Gloss it how you will,
plaster it over with politic
bullshit as you please,
ours has been a brutal
history, punishing without
regret whatever or whomever
belonged or threatened to belong
in place, converting the land
to poverty and money any
way that was quickest (IX, 2008).

In the best of these mad poems, Berry maintains a lighter — or I should say more “sly” — touch. In one poem from 1997, he creates a dystopic world reminiscent of a George Orwell novel. Berry achieves this effect partly by introducing and repeating the phrase “the objective”: “I came to the city that nobody recognized because it looked like every other city. / I saw the passages worn by the unnumbered / footfalls of those whose eyes were fixed upon the objective” (II, 1997). It’s an eerie poem, as unsettling as the words of an Old Testament prophet. And it shows quite clearly that not all of Berry’s Sabbaths were restful.

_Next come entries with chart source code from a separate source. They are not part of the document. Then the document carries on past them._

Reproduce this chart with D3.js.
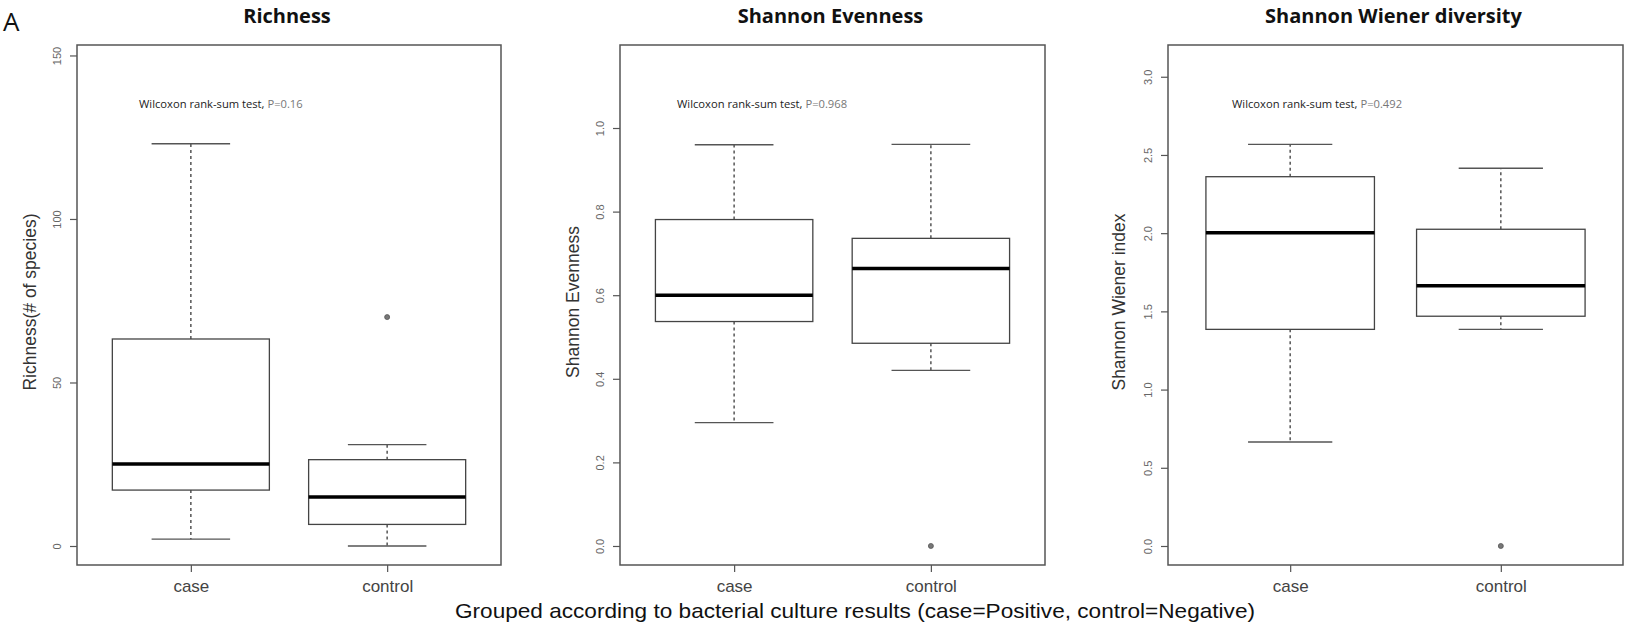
<!DOCTYPE html>
<html><head><meta charset="utf-8">
<script src="https://cdn.jsdelivr.net/npm/d3@7"></script>
<style>body{margin:0;background:#fff}svg{display:block}</style>
</head><body>
<script>
const groups = ["case", "control"];
const panelTitles = ["Richness", "Shannon Evenness", "Shannon Wiener diversity"];
const yLabels = ["Richness(# of species)", "Shannon Evenness", "Shannon Wiener index"];
const pTexts = ["P=0.16", "P=0.968", "P=0.492"];
// [lowerWhisker, Q1, median, Q3, upperWhisker] per group
const richnessStats = [[2.1, 17.1, 25.1, 63.3, 123], [0, 6.6, 15.0, 26.4, 31.0]];
const evennessStats = [[0.295, 0.537, 0.600, 0.781, 0.960], [0.420, 0.485, 0.664, 0.736, 0.961]];
const diversityStats = [[0.665, 1.385, 2.003, 2.361, 2.568], [1.385, 1.469, 1.664, 2.025, 2.415]];
const richnessOutliers = [[], [70]];
const evennessOutliers = [[], [0]];
const diversityOutliers = [[], [0]];
const richnessTicks = [0, 50, 100, 150];
const evennessTicks = [0.0, 0.2, 0.4, 0.6, 0.8, 1.0];
const diversityTicks = [0.0, 0.5, 1.0, 1.5, 2.0, 2.5, 3.0];
const xAxisTitle = "Grouped according to bacterial culture results (case=Positive, control=Negative)";

const W = 1625, H = 626;
const svg = d3.select("body").append("svg").attr("width", W).attr("height", H);
const lineCol = "#555";
const panels = [
  {left: 77, right: 501, domain: [-5.81, 153.2], stats: richnessStats, out: richnessOutliers, ticks: richnessTicks, fmt: d3.format("d"), ylabX: 36, pX: 139},
  {left: 620, right: 1045, domain: [-0.0455, 1.1986], stats: evennessStats, out: evennessOutliers, ticks: evennessTicks, fmt: d3.format(".1f"), ylabX: 579, pX: 677},
  {left: 1168, right: 1623, domain: [-0.1215, 3.203], stats: diversityStats, out: diversityOutliers, ticks: diversityTicks, fmt: d3.format(".1f"), ylabX: 1125, pX: 1232}
];
const plotTop = 45, plotBottom = 565;

svg.append("text").attr("x", 3).attr("y", 31).text("A")
  .style("font-family", "Open Sans").style("font-size", "26px").attr("fill", "#111");

panels.forEach((p, i) => {
  const g = svg.append("g");
  const y = d3.scaleLinear().domain(p.domain).range([plotBottom, plotTop]);
  const x = d3.scaleLinear().domain([0.42, 2.58]).range([p.left, p.right]);
  const unit = x(1) - x(0);
  const boxHalf = unit * 0.4, capHalf = unit * 0.2;

  // y axis
  const ya = g.append("g").attr("transform", `translate(${p.left},0)`)
    .call(d3.axisLeft(y).tickValues(p.ticks).tickFormat(p.fmt).tickSize(7));
  ya.select(".domain").remove();
  ya.selectAll("line").attr("stroke", lineCol).attr("stroke-width", 1.2);
  ya.selectAll(".tick text")
    .attr("x", null).attr("dy", null)
    .attr("transform", "translate(-16,0) rotate(-90)")
    .attr("text-anchor", "middle")
    .style("font-family", "Liberation Sans, Arial").style("font-size", "11px").attr("fill", "#666");

  // x axis
  const xa = g.append("g").attr("transform", `translate(0,${plotBottom})`)
    .call(d3.axisBottom(x).tickValues([1, 2]).tickFormat(d => groups[d - 1]).tickSize(7).tickPadding(8));
  xa.select(".domain").remove();
  xa.selectAll("line").attr("stroke", lineCol).attr("stroke-width", 1.2);
  xa.selectAll("text").style("font-family", "Liberation Sans, Arial").style("font-size", "17px").attr("fill", "#444");

  // frame
  g.append("rect").attr("x", p.left).attr("y", plotTop).attr("width", p.right - p.left).attr("height", plotBottom - plotTop)
    .attr("fill", "none").attr("stroke", lineCol).attr("stroke-width", 1.5);

  // boxes
  groups.forEach((grp, j) => {
    const s = p.stats[j], cx = x(j + 1);
    const bg = g.append("g");
    bg.append("line").attr("x1", cx).attr("x2", cx).attr("y1", y(s[3])).attr("y2", y(s[4]))
      .attr("stroke", lineCol).attr("stroke-width", 1.5).attr("stroke-dasharray", "3,3");
    bg.append("line").attr("x1", cx).attr("x2", cx).attr("y1", y(s[1])).attr("y2", y(s[0]))
      .attr("stroke", lineCol).attr("stroke-width", 1.5).attr("stroke-dasharray", "3,3");
    [s[0], s[4]].forEach(v => bg.append("line").attr("x1", cx - capHalf).attr("x2", cx + capHalf)
      .attr("y1", y(v)).attr("y2", y(v)).attr("stroke", lineCol).attr("stroke-width", 1.3));
    bg.append("rect").attr("x", cx - boxHalf).attr("y", y(s[3])).attr("width", boxHalf * 2)
      .attr("height", y(s[1]) - y(s[3])).attr("fill", "#fff").attr("stroke", "#444").attr("stroke-width", 1.3);
    bg.append("line").attr("x1", cx - boxHalf).attr("x2", cx + boxHalf).attr("y1", y(s[2])).attr("y2", y(s[2]))
      .attr("stroke", "#000").attr("stroke-width", 3.5);
    p.out[j].forEach(v => bg.append("circle").attr("cx", cx).attr("cy", y(v)).attr("r", 2.5)
      .attr("fill", "#777").attr("stroke", "#555").attr("stroke-width", 0.8));
  });

  // title
  svg.append("text").attr("x", (p.left + p.right) / 2 - 2).attr("y", 23).attr("text-anchor", "middle").text(panelTitles[i])
    .style("font-family", "Open Sans").style("font-weight", "bold").style("font-size", "20px").attr("fill", "#111");
  // y label
  svg.append("text").attr("transform", `translate(${p.ylabX},${(plotTop + plotBottom) / 2 - 3}) rotate(-90)`)
    .attr("text-anchor", "middle").text(yLabels[i])
    .style("font-family", "Liberation Sans, Arial").style("font-size", "17.5px").attr("fill", "#333");
  // p text
  const pt = svg.append("text").attr("x", p.pX).attr("y", 108)
    .style("font-family", "Open Sans").style("font-size", "11.2px").attr("fill", "#222");
  pt.append("tspan").text("Wilcoxon rank-sum test, ");
  pt.append("tspan").attr("fill", "#777").text(pTexts[i]);
});

svg.append("text").attr("x", 855).attr("y", 618).attr("text-anchor", "middle").text(xAxisTitle)
  .attr("textLength", 800).attr("lengthAdjust", "spacingAndGlyphs")
  .style("font-family", "Liberation Sans, Arial").style("font-size", "21px").attr("fill", "#111");
</script>
</body></html>
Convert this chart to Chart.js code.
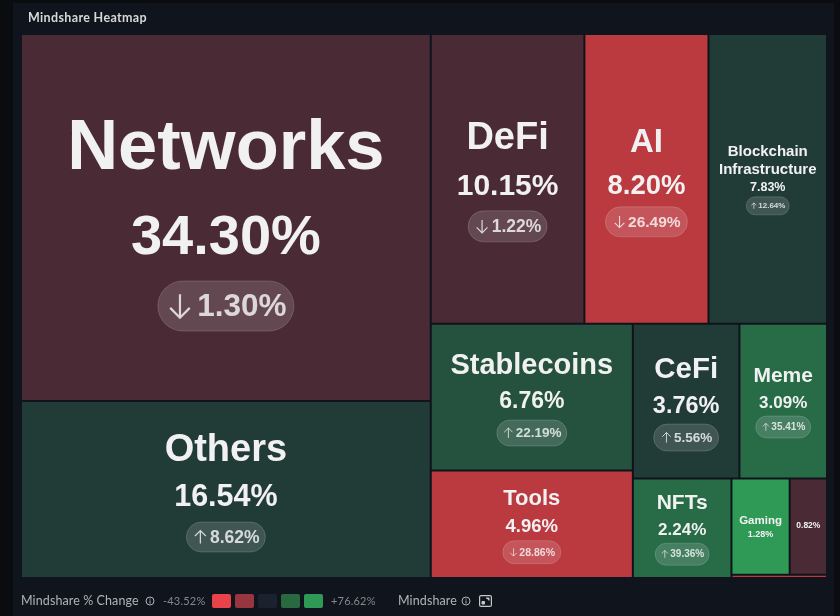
<!DOCTYPE html>
<html>
<head>
<meta charset="utf-8">
<title>Mindshare Heatmap</title>
<script src="https://cdn.jsdelivr.net/npm/chart.js@4/dist/chart.umd.min.js"></script>
<style>
    html, body { margin: 0; padding: 0; width: 840px; height: 616px; overflow: hidden; background: #0a0c10; }
    #card { position: absolute; left: 13px; top: 3px; width: 821px; height: 613px; background: #10141c; }
    #chart { position: absolute; left: 0; top: 0; }
    .txt { position: absolute; font-family: Lato, sans-serif; white-space: nowrap; }
    #title { left: 28px; top: 10px; font-size: 12.5px; font-weight: 700; color: #d6d8da; letter-spacing: 0.35px; }
    .legend { top: 593px; font-size: 12.5px; line-height: 16px; color: #b0b3b8; letter-spacing: 0.1px; }
    .range { top: 594px; font-size: 11px; line-height: 14px; color: #85888e; letter-spacing: 0.2px; }
    .swatch { position: absolute; top: 594px; width: 19px; height: 14px; border-radius: 2px; }
    svg { position: absolute; }
</style>
</head>
<body>
<div id="card"></div>
<canvas id="chart" width="840" height="616"></canvas>
<div id="title" class="txt">Mindshare Heatmap</div>
<div class="txt legend" style="left:21px">Mindshare % Change</div>
<svg style="left:145px;top:596px" width="10" height="10" viewBox="0 0 10 10"><circle cx="5" cy="5" r="4" fill="none" stroke="#b0b3b8"/><path d="M5 4.5V7.5M5 2.6V3.6" stroke="#b0b3b8"/></svg>
<div class="txt range" style="left:163px">-43.52%</div>
<div id="swatches"></div>
<div class="txt range" style="left:331px">+76.62%</div>
<div class="txt legend" style="left:398px">Mindshare</div>
<svg style="left:461px;top:596px" width="10" height="10" viewBox="0 0 10 10"><circle cx="5" cy="5" r="4" fill="none" stroke="#b0b3b8"/><path d="M5 4.5V7.5M5 2.6V3.6" stroke="#b0b3b8"/></svg>
<svg style="left:479px;top:595px" width="13" height="12" viewBox="0 0 13 12"><rect x="0.6" y="0.6" width="11.8" height="10.8" rx="1.5" fill="none" stroke="#c4c6ca" stroke-width="1.2"/><path d="M3 9V6.5H5.5V9ZM7 3H10V5.5" fill="#c4c6ca" stroke="#c4c6ca"/></svg>
<script>
// Data
const categories = ["Networks", "Others", "DeFi", "AI", "Blockchain Infrastructure", "Stablecoins", "Tools", "CeFi", "Meme", "NFTs", "Gaming", "", ""];
const shares = [34.30, 16.54, 10.15, 8.20, 7.83, 6.76, 4.96, 3.76, 3.09, 2.24, 1.28, 0.82, 0.07];
// the last three changes are not printed
const changes = [-1.30, 8.62, -1.22, -26.49, 12.64, 22.19, -28.86, 5.56, 35.41, 39.36, 60, -2, -30];
const legendColors = ["#e8424a", "#97363f", "#1a2230", "#28693f", "#2f9a55"];

// How the cells nest: h = side by side, v = stacked
const nesting = ["h",
    ["v", 0, 1],
    ["v",
        ["h", 2, 3, 4],
        ["h",
            ["v", 5, 6],
            ["v",
                ["h", 7, 8],
                ["h", 9, ["v", ["h", 10, 11], 12]]
            ]
        ]
    ]
];

// Text sizes and offsets from the cell centre: title, share, badge
const labelStyles = [
    { title: 70.5, titleDy: [-72.5], share: 56, shareDy: 17.5, badge: 31.5, badgeDy: 88.5, badgeW: 136, badgeH: 50 },
    { title: 38, titleDy: [-41.5], share: 30.5, shareDy: 6.5, badge: 17.5, badgeDy: 47.5, badgeW: 79, badgeH: 30 },
    { title: 38, titleDy: [-43], share: 30, shareDy: 6, badge: 17.5, badgeDy: 47.5, badgeW: 79, badgeH: 31 },
    { title: 33, titleDy: [-38], share: 27.5, shareDy: 6, badge: 15.5, badgeDy: 43, badgeW: 82, badgeH: 30 },
    { title: 15, titleDy: [-28, -10], share: 12.5, shareDy: 8, badge: 8, badgeDy: 27, badgeW: 43, badgeH: 18 },
    { title: 29, titleDy: [-33], share: 23, shareDy: 3, badge: 13.5, badgeDy: 36, badgeW: 70, badgeH: 26 },
    { title: 22, titleDy: [-27], share: 18.5, shareDy: 2, badge: 10.5, badgeDy: 28, badgeW: 58, badgeH: 23 },
    { title: 29.5, titleDy: [-33], share: 23.5, shareDy: 4, badge: 13.5, badgeDy: 36.5, badgeW: 65, badgeH: 27 },
    { title: 21, titleDy: [-26], share: 17, shareDy: 1, badge: 10, badgeDy: 26, badgeW: 55, badgeH: 22 },
    { title: 21, titleDy: [-26], share: 17, shareDy: 1, badge: 10, badgeDy: 26, badgeW: 54, badgeH: 22 },
    { title: 11.5, titleDy: [-6.5], share: 9, shareDy: 7.5 },
    { share: 8.5, shareDy: -1.5 }
];
const titleLines = { "Blockchain Infrastructure": ["Blockchain", "Infrastructure"] };

function colorFor(change) {
    if (change <= -20) return "#ba3a40";
    if (change < 0) return "#4a2b35";
    if (change < 15) return "#213b37";
    if (change < 30) return "#25523f";
    if (change < 50) return "#286b47";
    return "#2f9a55";
}

function sumNode(node) {
    if (typeof node === "number") return shares[node];
    return node.slice(1).reduce((total, child) => total + sumNode(child), 0);
}

// Splits a box by the shares of its children
function layoutCells(node, x0, x1, y0, y1, cells) {
    if (typeof node === "number") {
        cells[node] = { x: [x0, x1], y: [y0, y1] };
        return cells;
    }
    const total = sumNode(node);
    let pos = node[0] === "h" ? x0 : y0;
    node.slice(1).forEach(child => {
        const frac = sumNode(child) / total;
        if (node[0] === "h") {
            const next = pos + (x1 - x0) * frac;
            layoutCells(child, pos, next, y0, y1, cells);
            pos = next;
        } else {
            const next = pos + (y1 - y0) * frac;
            layoutCells(child, x0, x1, pos, next, cells);
            pos = next;
        }
    });
    return cells;
}

// Chart.js has no treemap type, so this one places bar elements with the x and y scales
class TreemapController extends Chart.DatasetController {
    update(mode) {
        const meta = this._cachedMeta;
        this.updateElements(meta.data, 0, meta.data.length, mode);
    }
    updateElements(elements, start, count, mode) {
        const { xScale, yScale } = this._cachedMeta;
        const cells = this.getDataset().data;
        for (let i = start; i < start + count; i++) {
            const left = xScale.getPixelForValue(cells[i].x[0]);
            const right = xScale.getPixelForValue(cells[i].x[1]);
            const top = yScale.getPixelForValue(cells[i].y[0]);
            const bottom = yScale.getPixelForValue(cells[i].y[1]);
            this.updateElement(elements[i], i, {
                x: (left + right) / 2,
                y: top,
                base: bottom,
                width: right - left,
                height: bottom - top,
                horizontal: false,
                borderSkipped: { top: false, right: false, bottom: false, left: false },
                enableBorderRadius: false,
                inflateAmount: 0,
                options: this.resolveDataElementOptions(i, mode)
            }, mode);
        }
    }
}
TreemapController.id = "treemap";
TreemapController.defaults = { dataElementType: "bar" };
Chart.register(TreemapController);

function drawBadge(ctx, cx, cy, style, change) {
    const x = cx - style.badgeW / 2, y = cy - style.badgeH / 2;
    ctx.beginPath();
    ctx.roundRect(x, y, style.badgeW, style.badgeH, style.badgeH / 2);
    ctx.fillStyle = "rgba(255,255,255,0.14)";
    ctx.fill();
    ctx.strokeStyle = "rgba(255,255,255,0.16)";
    ctx.lineWidth = 1;
    ctx.stroke();

    const size = style.badge;
    const text = Math.abs(change).toFixed(2) + "%";
    ctx.font = `bold ${size}px "Liberation Sans"`;
    const arrowW = size * 0.62, gap = size * 0.24;
    const startX = cx + size * 0.08 - (arrowW + gap + ctx.measureText(text).width) / 2;
    ctx.fillStyle = "rgba(255,255,255,0.78)";
    ctx.textAlign = "left";
    ctx.fillText(text, startX + arrowW + gap, cy + size * 0.04);

    // arrow icon
    const ax = startX + arrowW / 2, h = size * 0.37, dir = change < 0 ? 1 : -1;
    ctx.beginPath();
    ctx.moveTo(ax, cy - h * dir);
    ctx.lineTo(ax, cy + h * dir);
    ctx.moveTo(ax - arrowW / 2, cy + (h - arrowW / 2) * dir);
    ctx.lineTo(ax, cy + h * dir);
    ctx.lineTo(ax + arrowW / 2, cy + (h - arrowW / 2) * dir);
    ctx.strokeStyle = "rgba(255,255,255,0.78)";
    ctx.lineWidth = Math.max(0.8, size * 0.07);
    ctx.stroke();
}

const cellLabels = {
    id: "cellLabels",
    afterDatasetsDraw(chart) {
        const ctx = chart.ctx;
        ctx.save();
        ctx.textBaseline = "middle";
        chart.getDatasetMeta(0).data.forEach((bar, i) => {
            const style = labelStyles[i];
            if (!style) return;
            const cx = bar.x, cy = (bar.y + bar.base) / 2;
            ctx.textAlign = "center";
            ctx.fillStyle = "#f2f1f2";
            if (categories[i]) {
                const lines = titleLines[categories[i]] || [categories[i]];
                ctx.font = `bold ${style.title}px "Liberation Sans"`;
                lines.forEach((line, n) => ctx.fillText(line, cx, cy + style.titleDy[n] + style.title * 0.06));
            }
            ctx.font = `bold ${style.share}px "Liberation Sans"`;
            ctx.fillText(shares[i].toFixed(2) + "%", cx, cy + style.shareDy + style.share * 0.06);
            if (style.badge) drawBadge(ctx, cx, cy + style.badgeDy, style, changes[i]);
        });
        ctx.restore();
    }
};

document.getElementById("swatches").innerHTML = legendColors
    .map((c, i) => `<div class="swatch" style="left:${212 + i * 23}px;background:${c}"></div>`)
    .join("");

new Chart(document.getElementById("chart"), {
    type: "treemap",
    data: {
        labels: categories,
        datasets: [{
            data: layoutCells(nesting, 0, 100, 0, 100, []),
            backgroundColor: changes.map(colorFor),
            borderColor: "#10141c",
            borderWidth: 1,
            parsing: false
        }]
    },
    options: {
        responsive: false,
        animation: false,
        events: [],
        layout: { padding: { left: 21, right: 13, top: 34, bottom: 38 } },
        scales: {
            x: { type: "linear", min: 0, max: 100, display: false },
            y: { type: "linear", min: 0, max: 100, reverse: true, display: false }
        },
        plugins: { legend: { display: false }, tooltip: { enabled: false } }
    },
    plugins: [cellLabels]
});
</script>
</body>
</html>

Overwhelmingly, though, the poems in This Day reveal the life of a person who cares about his relationship to the earth and the human community. Berry wishes to do more than simply praise that world, and he encourages others join him: “let us suppose / that Nature gave the world flowers / and birdsong as language … / what must we say back?  Not / just thanks or praise, but acts / of kindness bespeaking kinship …” (VIII, 2012).

His poems, whether they soothe or jolt, inspire or move to responsible action, aim at keeping “kindness” and “kinship” alive in the world.

That alone makes This Day a book well worth reading, on a Sabbath or any other day of the week.